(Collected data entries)

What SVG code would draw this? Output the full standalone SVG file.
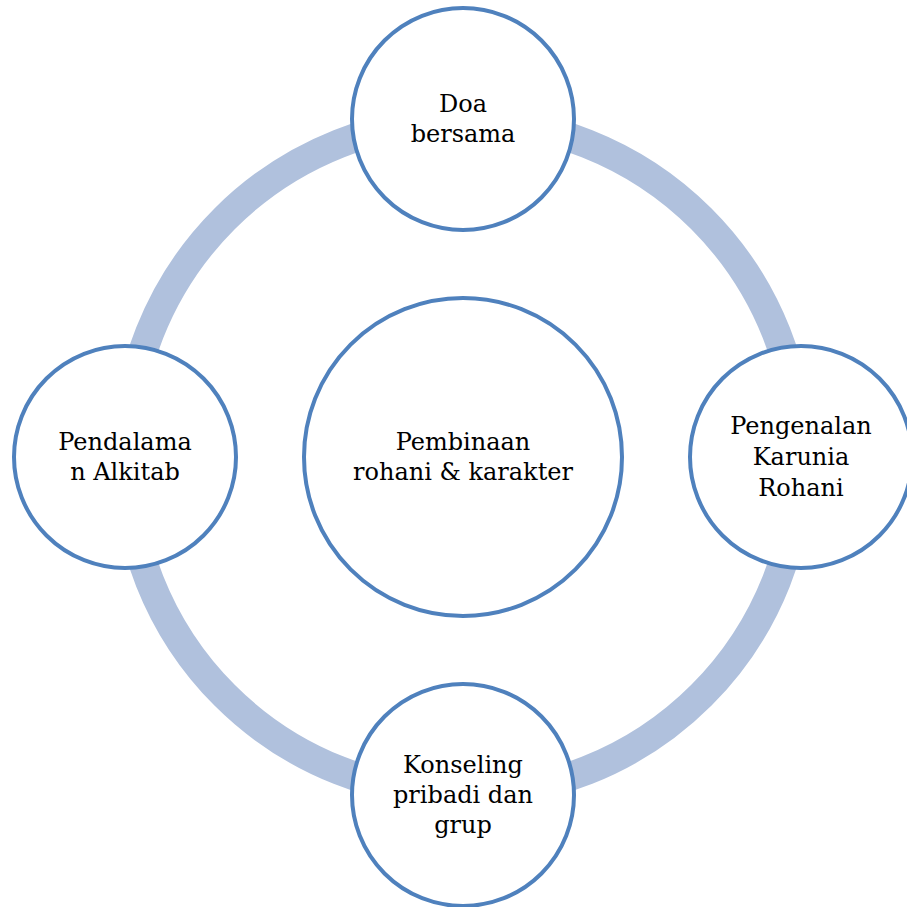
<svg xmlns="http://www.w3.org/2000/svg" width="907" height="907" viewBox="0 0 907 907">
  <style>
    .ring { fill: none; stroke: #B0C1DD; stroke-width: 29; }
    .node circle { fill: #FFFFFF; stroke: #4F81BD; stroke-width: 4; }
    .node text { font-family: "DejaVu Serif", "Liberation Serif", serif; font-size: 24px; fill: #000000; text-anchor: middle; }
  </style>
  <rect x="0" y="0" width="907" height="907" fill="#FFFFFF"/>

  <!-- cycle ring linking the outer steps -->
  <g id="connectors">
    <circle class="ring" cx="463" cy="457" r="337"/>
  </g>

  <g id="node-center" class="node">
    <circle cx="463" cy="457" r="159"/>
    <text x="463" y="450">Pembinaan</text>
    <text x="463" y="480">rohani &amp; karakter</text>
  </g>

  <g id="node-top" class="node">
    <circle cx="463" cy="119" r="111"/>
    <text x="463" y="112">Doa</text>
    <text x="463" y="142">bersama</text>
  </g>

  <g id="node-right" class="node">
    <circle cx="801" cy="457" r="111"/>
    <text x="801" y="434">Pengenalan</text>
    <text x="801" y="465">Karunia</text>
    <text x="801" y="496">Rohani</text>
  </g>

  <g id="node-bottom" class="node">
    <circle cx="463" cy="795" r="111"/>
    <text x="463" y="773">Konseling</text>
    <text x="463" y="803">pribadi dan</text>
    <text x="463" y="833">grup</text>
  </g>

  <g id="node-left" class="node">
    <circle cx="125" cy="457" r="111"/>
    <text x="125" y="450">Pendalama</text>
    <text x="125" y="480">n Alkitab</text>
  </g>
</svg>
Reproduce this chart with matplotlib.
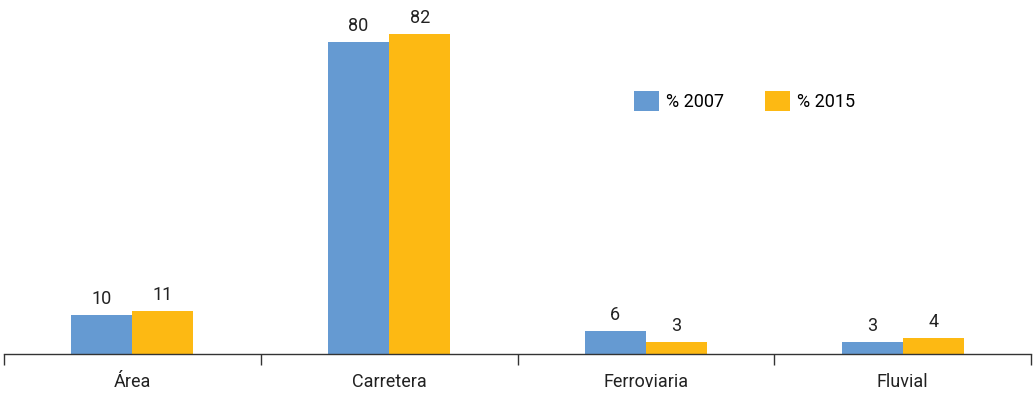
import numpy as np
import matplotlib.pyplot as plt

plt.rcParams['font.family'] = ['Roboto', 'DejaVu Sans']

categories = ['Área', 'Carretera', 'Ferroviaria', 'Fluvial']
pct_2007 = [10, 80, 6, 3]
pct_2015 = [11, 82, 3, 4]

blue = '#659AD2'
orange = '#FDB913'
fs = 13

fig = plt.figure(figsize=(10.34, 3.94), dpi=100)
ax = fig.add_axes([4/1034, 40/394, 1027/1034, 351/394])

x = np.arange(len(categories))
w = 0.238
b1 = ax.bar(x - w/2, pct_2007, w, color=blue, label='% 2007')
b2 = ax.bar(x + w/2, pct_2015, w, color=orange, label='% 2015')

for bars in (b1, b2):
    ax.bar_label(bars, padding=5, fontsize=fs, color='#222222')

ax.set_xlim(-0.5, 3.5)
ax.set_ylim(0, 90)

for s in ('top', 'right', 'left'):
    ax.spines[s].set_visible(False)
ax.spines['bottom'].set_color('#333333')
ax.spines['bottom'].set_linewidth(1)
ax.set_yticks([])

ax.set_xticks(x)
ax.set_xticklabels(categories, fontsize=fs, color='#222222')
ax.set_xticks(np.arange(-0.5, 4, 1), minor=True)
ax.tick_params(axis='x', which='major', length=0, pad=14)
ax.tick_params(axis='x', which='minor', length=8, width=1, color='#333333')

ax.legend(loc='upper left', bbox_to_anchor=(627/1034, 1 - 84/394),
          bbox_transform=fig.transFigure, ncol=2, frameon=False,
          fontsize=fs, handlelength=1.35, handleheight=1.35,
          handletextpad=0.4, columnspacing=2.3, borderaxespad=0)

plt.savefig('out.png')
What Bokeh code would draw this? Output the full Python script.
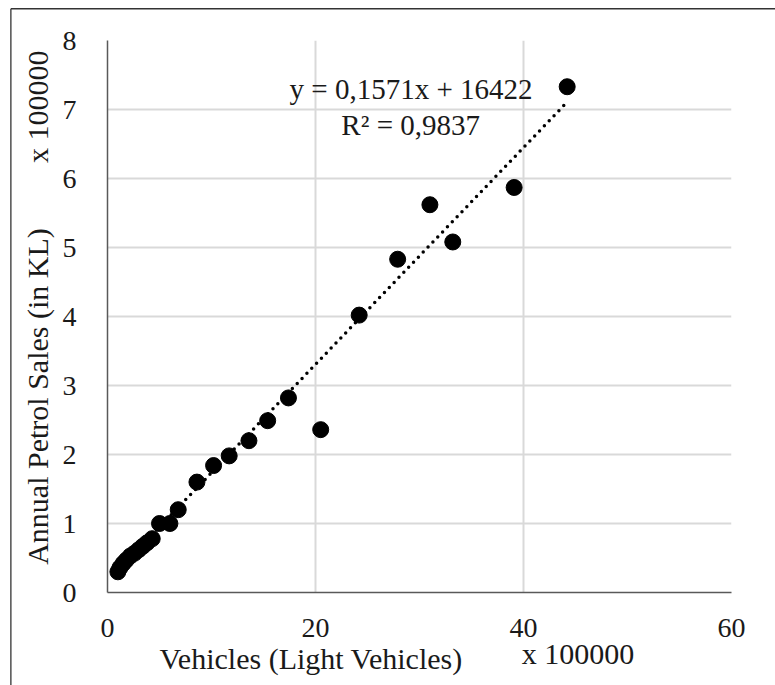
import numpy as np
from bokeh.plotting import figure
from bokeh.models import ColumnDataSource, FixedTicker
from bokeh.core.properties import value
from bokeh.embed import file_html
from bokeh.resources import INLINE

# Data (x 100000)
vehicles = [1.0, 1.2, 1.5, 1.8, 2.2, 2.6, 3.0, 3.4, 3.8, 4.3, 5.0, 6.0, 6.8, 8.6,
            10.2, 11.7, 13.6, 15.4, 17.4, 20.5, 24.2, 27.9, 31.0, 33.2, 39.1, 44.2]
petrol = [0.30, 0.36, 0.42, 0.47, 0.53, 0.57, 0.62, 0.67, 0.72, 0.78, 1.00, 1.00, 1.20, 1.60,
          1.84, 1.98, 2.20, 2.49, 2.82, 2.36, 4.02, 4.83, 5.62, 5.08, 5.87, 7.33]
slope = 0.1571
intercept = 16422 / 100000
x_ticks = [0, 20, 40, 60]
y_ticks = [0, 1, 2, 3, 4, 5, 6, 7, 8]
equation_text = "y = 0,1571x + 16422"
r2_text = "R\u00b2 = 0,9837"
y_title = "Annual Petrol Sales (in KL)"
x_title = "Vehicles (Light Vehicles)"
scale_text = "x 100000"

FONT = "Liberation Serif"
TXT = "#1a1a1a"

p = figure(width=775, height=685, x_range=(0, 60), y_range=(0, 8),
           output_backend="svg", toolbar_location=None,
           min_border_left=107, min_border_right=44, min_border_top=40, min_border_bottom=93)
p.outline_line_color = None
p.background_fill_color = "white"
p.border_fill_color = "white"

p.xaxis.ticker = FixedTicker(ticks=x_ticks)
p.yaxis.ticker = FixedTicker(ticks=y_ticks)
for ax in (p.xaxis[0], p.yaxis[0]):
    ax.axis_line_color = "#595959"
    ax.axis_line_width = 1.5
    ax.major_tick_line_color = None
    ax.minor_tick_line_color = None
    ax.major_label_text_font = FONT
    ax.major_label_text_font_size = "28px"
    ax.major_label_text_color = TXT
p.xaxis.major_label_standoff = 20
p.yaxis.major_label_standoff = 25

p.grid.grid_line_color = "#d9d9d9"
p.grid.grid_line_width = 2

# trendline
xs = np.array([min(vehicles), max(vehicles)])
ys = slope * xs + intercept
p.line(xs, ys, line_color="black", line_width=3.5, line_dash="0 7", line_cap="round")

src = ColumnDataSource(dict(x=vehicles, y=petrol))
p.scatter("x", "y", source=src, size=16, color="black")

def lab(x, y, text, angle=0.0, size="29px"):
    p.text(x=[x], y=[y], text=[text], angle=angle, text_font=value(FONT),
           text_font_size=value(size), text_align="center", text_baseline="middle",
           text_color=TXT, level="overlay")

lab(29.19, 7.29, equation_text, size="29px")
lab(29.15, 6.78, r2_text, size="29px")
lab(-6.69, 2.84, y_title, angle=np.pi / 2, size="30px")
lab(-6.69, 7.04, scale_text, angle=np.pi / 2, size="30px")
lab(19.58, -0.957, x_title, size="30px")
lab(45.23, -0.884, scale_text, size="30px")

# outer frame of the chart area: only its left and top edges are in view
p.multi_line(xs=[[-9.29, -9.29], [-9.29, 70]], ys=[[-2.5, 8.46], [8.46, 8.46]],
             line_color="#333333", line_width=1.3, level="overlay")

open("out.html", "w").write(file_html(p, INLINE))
==
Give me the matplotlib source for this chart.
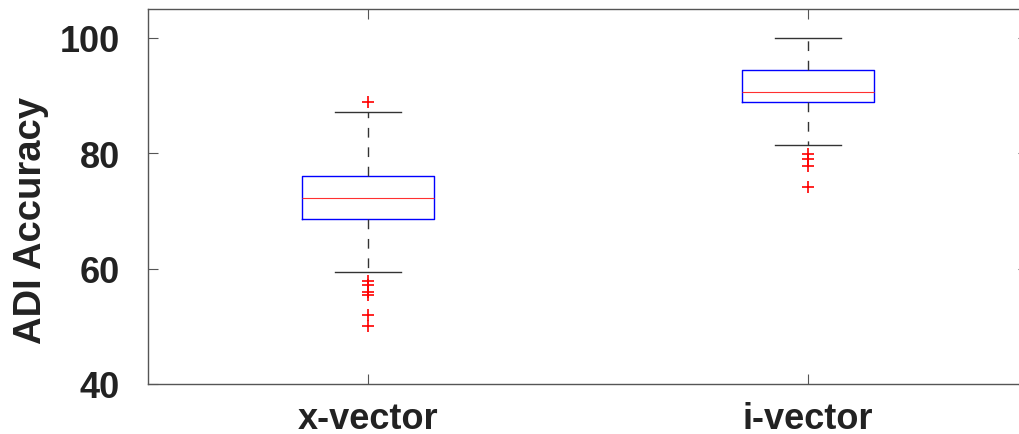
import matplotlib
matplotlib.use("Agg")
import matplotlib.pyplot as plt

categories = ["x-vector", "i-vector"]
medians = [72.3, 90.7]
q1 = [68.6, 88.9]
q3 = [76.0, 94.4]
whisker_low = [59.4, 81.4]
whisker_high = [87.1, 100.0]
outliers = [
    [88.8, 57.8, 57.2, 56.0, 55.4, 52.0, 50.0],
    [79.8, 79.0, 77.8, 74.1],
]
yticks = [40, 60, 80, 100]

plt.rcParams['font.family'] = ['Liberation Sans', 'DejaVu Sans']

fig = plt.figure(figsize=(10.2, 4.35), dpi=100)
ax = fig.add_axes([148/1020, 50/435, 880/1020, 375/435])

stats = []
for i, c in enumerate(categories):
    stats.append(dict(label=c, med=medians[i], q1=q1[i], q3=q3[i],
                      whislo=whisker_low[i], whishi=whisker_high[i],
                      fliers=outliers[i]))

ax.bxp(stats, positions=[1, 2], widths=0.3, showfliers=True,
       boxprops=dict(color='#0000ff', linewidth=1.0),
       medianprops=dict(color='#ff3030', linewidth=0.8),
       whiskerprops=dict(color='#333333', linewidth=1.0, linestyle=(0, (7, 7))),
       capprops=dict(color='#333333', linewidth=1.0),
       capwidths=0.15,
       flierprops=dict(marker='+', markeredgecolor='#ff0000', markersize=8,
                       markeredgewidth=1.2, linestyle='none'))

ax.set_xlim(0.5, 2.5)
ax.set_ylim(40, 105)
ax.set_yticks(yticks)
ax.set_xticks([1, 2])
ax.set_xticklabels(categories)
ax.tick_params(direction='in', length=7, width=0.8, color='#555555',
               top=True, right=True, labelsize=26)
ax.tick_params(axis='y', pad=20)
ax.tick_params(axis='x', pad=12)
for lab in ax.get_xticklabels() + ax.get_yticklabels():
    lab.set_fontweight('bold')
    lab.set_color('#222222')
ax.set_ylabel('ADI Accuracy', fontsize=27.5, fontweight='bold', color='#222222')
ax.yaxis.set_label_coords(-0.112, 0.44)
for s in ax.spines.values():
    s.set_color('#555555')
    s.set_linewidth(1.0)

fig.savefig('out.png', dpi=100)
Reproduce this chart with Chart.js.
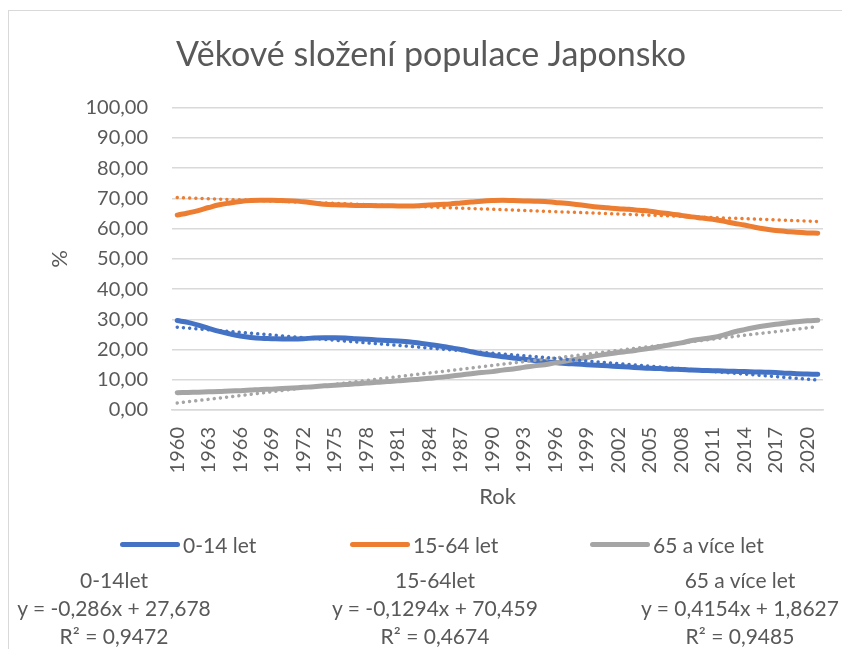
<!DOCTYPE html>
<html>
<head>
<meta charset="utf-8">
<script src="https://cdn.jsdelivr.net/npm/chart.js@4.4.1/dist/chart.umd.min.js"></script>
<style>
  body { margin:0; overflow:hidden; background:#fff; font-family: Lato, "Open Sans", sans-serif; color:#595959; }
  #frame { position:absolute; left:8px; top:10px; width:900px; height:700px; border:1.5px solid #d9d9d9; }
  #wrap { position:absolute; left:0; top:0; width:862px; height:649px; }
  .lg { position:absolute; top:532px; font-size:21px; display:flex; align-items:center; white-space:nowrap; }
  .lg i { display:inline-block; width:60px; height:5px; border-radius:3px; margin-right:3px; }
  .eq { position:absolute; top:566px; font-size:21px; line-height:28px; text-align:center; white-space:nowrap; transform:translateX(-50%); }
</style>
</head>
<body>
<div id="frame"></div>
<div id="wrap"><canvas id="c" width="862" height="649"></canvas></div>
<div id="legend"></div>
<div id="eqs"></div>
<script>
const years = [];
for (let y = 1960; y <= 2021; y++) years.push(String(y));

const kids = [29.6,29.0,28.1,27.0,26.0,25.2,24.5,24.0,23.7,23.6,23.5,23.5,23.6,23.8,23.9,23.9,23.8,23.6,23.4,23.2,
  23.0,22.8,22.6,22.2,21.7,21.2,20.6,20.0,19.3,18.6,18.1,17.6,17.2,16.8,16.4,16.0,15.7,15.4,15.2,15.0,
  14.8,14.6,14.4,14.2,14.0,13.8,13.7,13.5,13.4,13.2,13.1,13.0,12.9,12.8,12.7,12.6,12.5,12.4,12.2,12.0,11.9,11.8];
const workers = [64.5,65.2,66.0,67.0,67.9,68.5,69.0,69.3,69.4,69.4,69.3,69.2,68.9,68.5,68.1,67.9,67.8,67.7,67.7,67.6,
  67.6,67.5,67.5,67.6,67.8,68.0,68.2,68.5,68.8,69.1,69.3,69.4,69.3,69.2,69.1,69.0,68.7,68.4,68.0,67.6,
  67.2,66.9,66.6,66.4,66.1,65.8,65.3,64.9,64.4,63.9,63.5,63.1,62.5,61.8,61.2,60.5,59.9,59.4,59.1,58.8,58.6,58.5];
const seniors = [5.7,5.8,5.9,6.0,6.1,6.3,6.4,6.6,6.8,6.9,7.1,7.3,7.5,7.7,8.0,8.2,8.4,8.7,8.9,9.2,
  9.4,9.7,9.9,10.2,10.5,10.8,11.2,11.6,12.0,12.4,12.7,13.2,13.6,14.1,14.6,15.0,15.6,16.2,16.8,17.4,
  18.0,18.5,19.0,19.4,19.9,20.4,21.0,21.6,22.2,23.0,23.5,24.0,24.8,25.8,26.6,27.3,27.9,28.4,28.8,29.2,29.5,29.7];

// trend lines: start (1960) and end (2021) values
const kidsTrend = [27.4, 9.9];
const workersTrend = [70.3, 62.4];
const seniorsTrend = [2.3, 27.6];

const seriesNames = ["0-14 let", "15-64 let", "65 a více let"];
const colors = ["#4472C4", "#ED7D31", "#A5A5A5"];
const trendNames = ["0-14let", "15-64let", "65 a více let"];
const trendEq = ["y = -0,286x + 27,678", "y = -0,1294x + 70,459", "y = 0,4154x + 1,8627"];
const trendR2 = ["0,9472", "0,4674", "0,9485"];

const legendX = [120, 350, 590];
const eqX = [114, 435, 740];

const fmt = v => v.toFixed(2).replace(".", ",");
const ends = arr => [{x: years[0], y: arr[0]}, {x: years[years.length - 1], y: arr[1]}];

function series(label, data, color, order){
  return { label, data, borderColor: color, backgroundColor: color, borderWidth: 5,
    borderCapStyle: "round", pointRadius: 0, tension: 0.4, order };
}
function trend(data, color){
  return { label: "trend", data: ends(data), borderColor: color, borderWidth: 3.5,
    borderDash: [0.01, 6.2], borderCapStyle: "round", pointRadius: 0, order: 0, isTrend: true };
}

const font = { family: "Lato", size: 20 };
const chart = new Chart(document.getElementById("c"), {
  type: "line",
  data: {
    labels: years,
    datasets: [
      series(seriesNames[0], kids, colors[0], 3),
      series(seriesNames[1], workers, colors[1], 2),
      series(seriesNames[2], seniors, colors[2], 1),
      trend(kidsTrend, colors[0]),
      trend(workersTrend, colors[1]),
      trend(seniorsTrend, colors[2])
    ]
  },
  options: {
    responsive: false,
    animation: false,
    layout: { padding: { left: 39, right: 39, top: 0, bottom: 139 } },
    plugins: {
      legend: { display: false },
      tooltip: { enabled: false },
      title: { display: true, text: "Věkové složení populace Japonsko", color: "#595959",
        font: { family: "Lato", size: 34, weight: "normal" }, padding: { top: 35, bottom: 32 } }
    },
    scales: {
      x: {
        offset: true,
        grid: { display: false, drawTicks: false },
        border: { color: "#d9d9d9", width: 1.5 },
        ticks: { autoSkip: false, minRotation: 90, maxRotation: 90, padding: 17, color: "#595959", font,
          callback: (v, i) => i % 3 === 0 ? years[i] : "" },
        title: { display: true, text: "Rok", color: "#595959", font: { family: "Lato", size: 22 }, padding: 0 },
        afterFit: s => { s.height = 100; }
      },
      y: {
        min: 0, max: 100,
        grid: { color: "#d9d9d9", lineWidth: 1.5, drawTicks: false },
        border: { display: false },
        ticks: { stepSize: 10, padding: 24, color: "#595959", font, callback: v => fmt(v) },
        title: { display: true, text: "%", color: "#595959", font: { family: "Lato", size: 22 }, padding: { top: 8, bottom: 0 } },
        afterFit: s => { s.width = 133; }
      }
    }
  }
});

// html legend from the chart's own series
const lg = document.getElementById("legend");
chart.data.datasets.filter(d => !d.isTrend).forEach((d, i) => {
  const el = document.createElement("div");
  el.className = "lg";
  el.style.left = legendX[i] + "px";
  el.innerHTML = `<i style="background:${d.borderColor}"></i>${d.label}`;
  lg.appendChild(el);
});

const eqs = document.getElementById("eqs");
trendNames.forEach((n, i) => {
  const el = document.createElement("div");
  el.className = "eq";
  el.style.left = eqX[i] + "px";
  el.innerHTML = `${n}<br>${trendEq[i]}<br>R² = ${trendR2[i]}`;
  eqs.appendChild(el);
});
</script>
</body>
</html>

• [Instruction]: From the records above, copy exactly the lines starting at the one with "Give me the matplotlib source for this chart." and ending at the one with "yticks = [40, 60, 80, 100]", and no others. Pictures stay out.

• [Expected answer]:
Give me the matplotlib source for this chart.
import matplotlib
matplotlib.use("Agg")
import matplotlib.pyplot as plt

categories = ["x-vector", "i-vector"]
medians = [72.3, 90.7]
q1 = [68.6, 88.9]
q3 = [76.0, 94.4]
whisker_low = [59.4, 81.4]
whisker_high = [87.1, 100.0]
outliers = [
    [88.8, 57.8, 57.2, 56.0, 55.4, 52.0, 50.0],
    [79.8, 79.0, 77.8, 74.1],
]
yticks = [40, 60, 80, 100]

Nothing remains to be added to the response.